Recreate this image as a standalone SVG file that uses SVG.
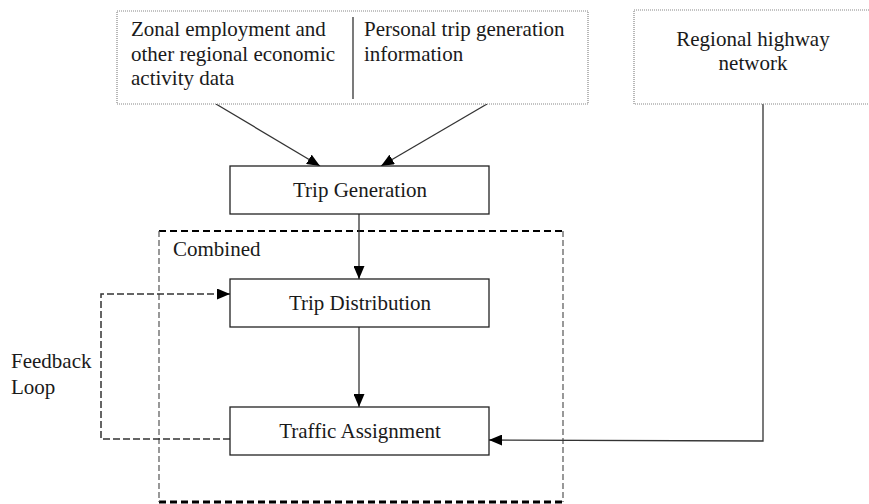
<svg xmlns="http://www.w3.org/2000/svg" width="869" height="504" viewBox="0 0 869 504">
  <defs>
    <marker id="arrow" viewBox="0 0 13 11" refX="13" refY="5.5" markerWidth="13" markerHeight="11" markerUnits="userSpaceOnUse" orient="auto">
      <path d="M0,0 L13,5.5 L0,11 Z" fill="#000"/>
    </marker>
    <style>
      text { font-family: 'Liberation Serif', 'DejaVu Serif', serif; font-size: 21px; fill: #1a1a1a; }
      .mid { text-anchor: middle; }
      .box { fill: #fff; stroke: #222; stroke-width: 1.3; }
      .dotted { fill: #fff; stroke: #888; stroke-width: 1.2; stroke-dasharray: 1 1; }
      .link { fill: none; stroke: #333; stroke-width: 1.3; }
      .fb { fill: none; stroke: #333; stroke-width: 1.5; stroke-dasharray: 7 3; }
      .grp-top { fill: none; stroke: #000; stroke-width: 1.8; stroke-dasharray: 7 4; }
      .grp-bottom { fill: none; stroke: #000; stroke-width: 3; stroke-dasharray: 7 4; }
      .grp-v { fill: none; stroke: #555; stroke-width: 1.2; stroke-dasharray: 6 3; }
    </style>
  </defs>

  <!-- combined stage frame -->
  <g id="combined">
    <line class="grp-top" x1="159" y1="231" x2="563" y2="231"/>
    <line class="grp-bottom" x1="159" y1="502" x2="563" y2="502"/>
    <line class="grp-v" x1="159" y1="231" x2="159" y2="502"/>
    <line class="grp-v" x1="563" y1="231" x2="563" y2="502"/>
    <text x="173" y="256">Combined</text>
  </g>

  <g id="connectors">
    <line class="link" x1="216" y1="104" x2="320" y2="166" marker-end="url(#arrow)"/>
    <line class="link" x1="487" y1="104" x2="381" y2="166" marker-end="url(#arrow)"/>
    <line class="link" x1="359" y1="214" x2="359" y2="279" marker-end="url(#arrow)"/>
    <line class="link" x1="359" y1="327" x2="359" y2="407" marker-end="url(#arrow)"/>
    <polyline class="link" points="763,104 763,441 489,440" marker-end="url(#arrow)"/>
    <polyline class="fb" points="230,439 101,439 101,294 230,294" marker-end="url(#arrow)"/>
  </g>

  <g id="inputs">
    <rect class="dotted" x="117" y="11" width="471" height="93"/>
    <line x1="353" y1="17" x2="353" y2="99" stroke="#333" stroke-width="1.3"/>
    <text x="131" y="36">Zonal employment and</text>
    <text x="131" y="61">other regional economic</text>
    <text x="131" y="85">activity data</text>
    <text x="364" y="36">Personal trip generation</text>
    <text x="364" y="61">information</text>
  </g>

  <g id="highway">
    <rect class="dotted" x="634" y="10" width="240" height="94"/>
    <text class="mid" x="753" y="46">Regional highway</text>
    <text class="mid" x="753" y="70">network</text>
  </g>

  <g id="trip-generation">
    <rect class="box" x="230" y="166" width="259" height="48"/>
    <text class="mid" x="360" y="197">Trip Generation</text>
  </g>

  <g id="trip-distribution">
    <rect class="box" x="230" y="279" width="259" height="48"/>
    <text class="mid" x="360" y="310">Trip Distribution</text>
  </g>

  <g id="traffic-assignment">
    <rect class="box" x="230" y="407" width="259" height="48"/>
    <text class="mid" x="360" y="438">Traffic Assignment</text>
  </g>

  <g id="feedback-label">
    <text x="11" y="368">Feedback</text>
    <text x="11" y="394">Loop</text>
  </g>
</svg>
--------------------------------------------------
▸ WHAT THE TASK REQUIRES
Leave the images out and output the remaining material exactly as it stands.

▸ RESPONSE TO THE EXERCISE
Recreate this image as a standalone SVG file that uses SVG.
<svg xmlns="http://www.w3.org/2000/svg" width="869" height="504" viewBox="0 0 869 504">
  <defs>
    <marker id="arrow" viewBox="0 0 13 11" refX="13" refY="5.5" markerWidth="13" markerHeight="11" markerUnits="userSpaceOnUse" orient="auto">
      <path d="M0,0 L13,5.5 L0,11 Z" fill="#000"/>
    </marker>
    <style>
      text { font-family: 'Liberation Serif', 'DejaVu Serif', serif; font-size: 21px; fill: #1a1a1a; }
      .mid { text-anchor: middle; }
      .box { fill: #fff; stroke: #222; stroke-width: 1.3; }
      .dotted { fill: #fff; stroke: #888; stroke-width: 1.2; stroke-dasharray: 1 1; }
      .link { fill: none; stroke: #333; stroke-width: 1.3; }
      .fb { fill: none; stroke: #333; stroke-width: 1.5; stroke-dasharray: 7 3; }
      .grp-top { fill: none; stroke: #000; stroke-width: 1.8; stroke-dasharray: 7 4; }
      .grp-bottom { fill: none; stroke: #000; stroke-width: 3; stroke-dasharray: 7 4; }
      .grp-v { fill: none; stroke: #555; stroke-width: 1.2; stroke-dasharray: 6 3; }
    </style>
  </defs>

  <!-- combined stage frame -->
  <g id="combined">
    <line class="grp-top" x1="159" y1="231" x2="563" y2="231"/>
    <line class="grp-bottom" x1="159" y1="502" x2="563" y2="502"/>
    <line class="grp-v" x1="159" y1="231" x2="159" y2="502"/>
    <line class="grp-v" x1="563" y1="231" x2="563" y2="502"/>
    <text x="173" y="256">Combined</text>
  </g>

  <g id="connectors">
    <line class="link" x1="216" y1="104" x2="320" y2="166" marker-end="url(#arrow)"/>
    <line class="link" x1="487" y1="104" x2="381" y2="166" marker-end="url(#arrow)"/>
    <line class="link" x1="359" y1="214" x2="359" y2="279" marker-end="url(#arrow)"/>
    <line class="link" x1="359" y1="327" x2="359" y2="407" marker-end="url(#arrow)"/>
    <polyline class="link" points="763,104 763,441 489,440" marker-end="url(#arrow)"/>
    <polyline class="fb" points="230,439 101,439 101,294 230,294" marker-end="url(#arrow)"/>
  </g>

  <g id="inputs">
    <rect class="dotted" x="117" y="11" width="471" height="93"/>
    <line x1="353" y1="17" x2="353" y2="99" stroke="#333" stroke-width="1.3"/>
    <text x="131" y="36">Zonal employment and</text>
    <text x="131" y="61">other regional economic</text>
    <text x="131" y="85">activity data</text>
    <text x="364" y="36">Personal trip generation</text>
    <text x="364" y="61">information</text>
  </g>

  <g id="highway">
    <rect class="dotted" x="634" y="10" width="240" height="94"/>
    <text class="mid" x="753" y="46">Regional highway</text>
    <text class="mid" x="753" y="70">network</text>
  </g>

  <g id="trip-generation">
    <rect class="box" x="230" y="166" width="259" height="48"/>
    <text class="mid" x="360" y="197">Trip Generation</text>
  </g>

  <g id="trip-distribution">
    <rect class="box" x="230" y="279" width="259" height="48"/>
    <text class="mid" x="360" y="310">Trip Distribution</text>
  </g>

  <g id="traffic-assignment">
    <rect class="box" x="230" y="407" width="259" height="48"/>
    <text class="mid" x="360" y="438">Traffic Assignment</text>
  </g>

  <g id="feedback-label">
    <text x="11" y="368">Feedback</text>
    <text x="11" y="394">Loop</text>
  </g>
</svg>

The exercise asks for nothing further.